INTERACTIVE MAP (click to enlarge)
Interethnic tensions have never run so high since the Dayton Peace Agreement ended the war 15 years ago.

Ejup Ganic, a former member of Bosnia's central presidency, says the international community is not doing enough to keep Bosnian politicians in check.

"We do not have adequate supervision by the international community in terms of teaching us how to change the voting process and how to organize political parties," Ganic says. "Besides, candidates own their own television channels, newspapers, and journalists. Divisions exist in all areas. We are divided not only into two entities, but on all levels."

The international community has been pressuring Bosnia to strengthen its weak central government at the expense of its entities' autonomy.

The political reforms are considered a key condition for Bosnia's further ties with the European Union. The EU special representative in Bosnia-Herzegovina this month called on the bloc to make any future aid to the country conditional on progress in introducing reforms.

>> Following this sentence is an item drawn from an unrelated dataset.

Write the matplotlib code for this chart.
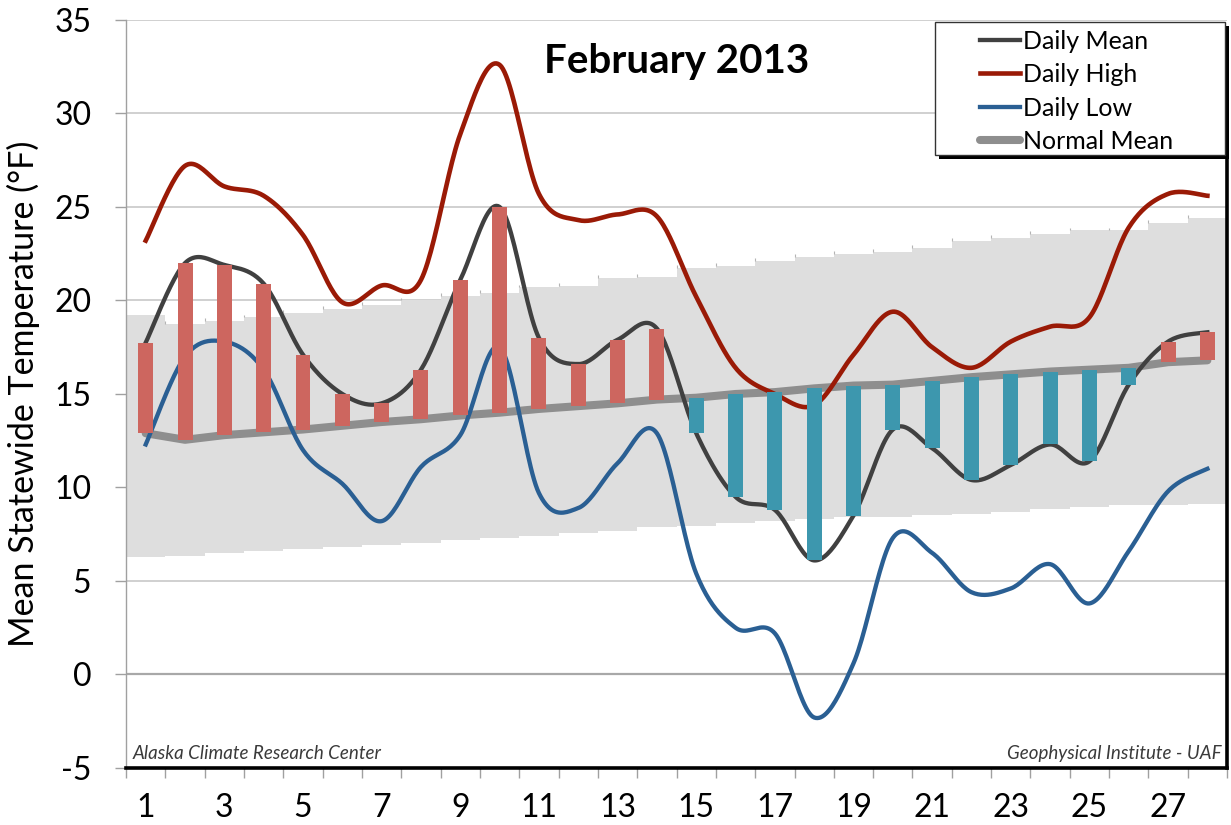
import numpy as np
import matplotlib.pyplot as plt
from matplotlib.patches import Rectangle
from matplotlib.ticker import MultipleLocator, FixedLocator

plt.rcParams['font.family'] = ['Lato', 'DejaVu Sans']
plt.rcParams['axes.unicode_minus'] = False

# statewide values (deg F)
days = np.arange(1, 29)
daily_mean = [17.75, 22.0, 21.9, 20.9, 17.1, 15.0, 14.5, 16.3, 21.1, 25.0, 18.0, 16.6, 17.9, 18.5,
              12.9, 9.5, 8.8, 6.1, 8.5, 13.1, 12.1, 10.4, 11.2, 12.3, 11.4, 15.5, 17.8, 18.3]
daily_high = [23.2, 27.2, 26.1, 25.6, 23.5, 19.9, 20.8, 21.1, 28.9, 32.6, 25.7, 24.3, 24.6, 24.5,
              20.2, 16.4, 15.0, 14.4, 17.1, 19.4, 17.5, 16.4, 17.8, 18.6, 19.1, 23.9, 25.7, 25.6]
daily_low = [12.3, 17.0, 17.8, 16.3, 12.0, 10.2, 8.2, 11.1, 12.8, 17.5, 9.7, 8.9, 11.3, 12.9,
             5.4, 2.5, 2.2, -2.3, 0.6, 7.3, 6.5, 4.4, 4.6, 5.9, 3.8, 6.6, 9.8, 11.0]
normal_mean = [12.9, 12.55, 12.8, 12.95, 13.1, 13.3, 13.5, 13.65, 13.85, 14.0, 14.2, 14.35, 14.5, 14.7,
               14.8, 15.0, 15.1, 15.3, 15.45, 15.5, 15.7, 15.9, 16.05, 16.2, 16.3, 16.4, 16.7, 16.8]
normal_high = [19.25, 18.75, 18.9, 19.1, 19.35, 19.55, 19.75, 20.0, 20.25, 20.4, 20.7, 20.8, 21.2, 21.25,
               21.75, 21.85, 22.1, 22.35, 22.5, 22.6, 22.8, 23.2, 23.35, 23.55, 23.75, 23.75, 24.15, 24.4]
normal_low = [6.3, 6.35, 6.5, 6.6, 6.7, 6.8, 6.95, 7.05, 7.2, 7.3, 7.4, 7.55, 7.65, 7.9,
              7.95, 8.1, 8.2, 8.3, 8.4, 8.4, 8.55, 8.6, 8.7, 8.85, 8.95, 9.05, 9.05, 9.1]
day_labels = [str(d) for d in range(1, 28, 2)]


def smooth(x, y, n=24):
    # excel style smoothed line (catmull-rom through the points)
    x = np.asarray(x, float)
    y = np.asarray(y, float)
    px = np.concatenate([[x[0]], x, [x[-1]]])
    py = np.concatenate([[y[0]], y, [y[-1]]])
    t = np.linspace(0, 1, n, endpoint=False)[:, None]
    xs, ys = [], []
    for k in range(len(x) - 1):
        p0 = np.array([px[k], py[k]])
        p1 = np.array([px[k + 1], py[k + 1]])
        p2 = np.array([px[k + 2], py[k + 2]])
        p3 = np.array([px[k + 3], py[k + 3]])
        b1 = p1 + (p2 - p0) / 6
        b2 = p2 - (p3 - p1) / 6
        pts = ((1 - t) ** 3) * p1 + 3 * ((1 - t) ** 2) * t * b1 + 3 * (1 - t) * t ** 2 * b2 + t ** 3 * p2
        xs.append(pts[:, 0])
        ys.append(pts[:, 1])
    xs.append([x[-1]])
    ys.append([y[-1]])
    return np.concatenate(xs), np.concatenate(ys)


fig = plt.figure(figsize=(12.31, 8.25), dpi=100)
ax = fig.add_axes([0.1024, 0.0691, 0.8944, 0.9067])

nh = np.array(normal_high)
nl = np.array(normal_low)
nm = np.array(normal_mean)
dm = np.array(daily_mean)

# normal range band
ax.bar(days, nh - nl, bottom=nl, width=1.0, color='#DEDEDE', zorder=1, linewidth=0)
# little step marks on top of the band
ax.vlines(days[1:] - 0.5, nh[1:], nh[1:] + 0.15, color='#B4B4B4', lw=0.8, zorder=1.05)
ax.axhline(0, color='#A8A8A8', lw=1.6, zorder=1.1)

# lines
ax.plot(days, normal_mean, color='#8E8E8E', lw=5.8, solid_capstyle='round', zorder=2, label='Normal Mean')
sx, sy = smooth(days, daily_mean)
ax.plot(sx, sy, color='#404040', lw=3.1, zorder=3, label='Daily Mean')
sx, sy = smooth(days, daily_high)
ax.plot(sx, sy, color='#9A1A06', lw=3.3, zorder=3, label='Daily High')
sx, sy = smooth(days, daily_low)
ax.plot(sx, sy, color='#2A5F93', lw=3.1, zorder=3, label='Daily Low')

# departure bars
diff = dm - nm
colors = ['#CD665F' if d >= 0 else '#3D97AE' for d in diff]
ax.bar(days, diff, bottom=nm, width=0.38, color=colors, zorder=4, linewidth=0)

ax.set_xlim(0.5, 28.5)
ax.set_ylim(-5, 35)

ax.yaxis.set_major_locator(MultipleLocator(5))
ax.yaxis.grid(True, color='#C8C8C8', lw=1.2)
ax.set_axisbelow(True)
ax.tick_params(axis='y', which='major', direction='out', length=8, width=1, color='#A0A0A0',
               labelsize=23, pad=17)

ax.xaxis.set_major_locator(FixedLocator(np.arange(0.5, 29, 1)))
ax.xaxis.set_major_formatter(plt.NullFormatter())
ax.xaxis.set_minor_locator(FixedLocator(np.arange(1, 28, 2)))
ax.set_xticklabels(day_labels, minor=True)
ax.tick_params(axis='x', which='major', direction='out', length=7, width=1, color='#A0A0A0')
ax.tick_params(axis='x', which='minor', length=0, labelsize=23, pad=18)

ax.spines['top'].set_visible(False)
ax.spines['left'].set_color('#A0A0A0')
ax.spines['left'].set_linewidth(1)
ax.spines['bottom'].set_color('black')
ax.spines['bottom'].set_linewidth(2.6)
ax.spines['right'].set_color('black')
ax.spines['right'].set_linewidth(2.6)
ax.spines['right'].set_bounds(-5, 28)

ax.set_ylabel('Mean Statewide Temperature (°F)', fontsize=24.5, labelpad=10)

ax.text(0.5, 0.9445, 'February 2013', transform=ax.transAxes, ha='center', va='center',
        fontsize=29, fontweight='bold')
ax.text(0.0064, 0.019, 'Alaska Climate Research Center', transform=ax.transAxes, ha='left',
        va='center', fontsize=13.5, style='italic', color='#3A3A3A')
ax.text(0.9955, 0.019, 'Geophysical Institute - UAF', transform=ax.transAxes, ha='right',
        va='center', fontsize=13.5, style='italic', color='#3A3A3A')

# legend box with drop shadow
x0, y0, w, h = 0.735, 0.82, 0.263, 0.177
ax.add_patch(Rectangle((x0 + 0.0036, y0 - 0.0053), w, h, transform=ax.transAxes, fc='black',
                       ec='none', zorder=5, clip_on=False))
ax.add_patch(Rectangle((x0, y0), w, h, transform=ax.transAxes, fc='white', ec='#333333',
                       lw=1, zorder=5.1, clip_on=False))
hnd, lab = ax.get_legend_handles_labels()
order = ['Daily Mean', 'Daily High', 'Daily Low', 'Normal Mean']
hnd = [hnd[lab.index(o)] for o in order]
leg = ax.legend(hnd, order, loc='center', bbox_to_anchor=(x0 + w / 2 - 0.003, y0 + h / 2 - 0.004),
                frameon=False, fontsize=18, handlelength=1.6, handletextpad=0.1,
                labelspacing=0.42, borderpad=0)
leg.set_zorder(6)

fig.savefig('out.png', dpi=100)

The reform process has been stalled since the last election campaign in 2006 amid fierce resistance from hard-line nationalist parties and their supporters.

Money And Apathy

The election campaign's strong focus on nationalist themes this year also means parties have largely failed to address the nation's economic woes.

Bosnia, hit hard by the global downturn, has an official unemployment rate of 40 percent, and large swaths of its economy have yet to recover from the war.

Aside from the customary promises of jobs and infrastructure, however, the election campaign has seen few concrete proposals to lift Bosnia's from its debilitating financial crisis.

Economist Svetlana Cenic says this bodes ill for the country's already poor business climate.

"Citizens have a lot more bureaucracy, a lot more bureaucrats than before," Cenic says. "It's hard to do business Bosnia-Herzegovina nowadays, it's hard to create and register new companies. Those who need the most help are those who receive the least."

WATCH: RFE/RL's Balkan Service spoke with young voters in Sarajevo, and found that they place little faith in their political leaders:



Observers say Bosnians' growing disillusionment with their leaders will translate into a low voter turnout.

Graft, cronyism, bribery, and embezzlement are rampant on the country's political scene, and parties are already trading accusations of plotting electoral fraud on October 3.

A recent study showing that ruling parties dramatically failed to make good on their last electoral promises is likely to further put off voters.

"Politicians fulfilled only 5 percent of the promises they made to citizens when they came to power," Tijana Cvjeticanin, who headed the study by the respected Bosnian civil group "Why Not," said.

If the study's estimates are correct, this means ruling parties have met only 18 of the 367 pledges made during the last election campaign four years ago.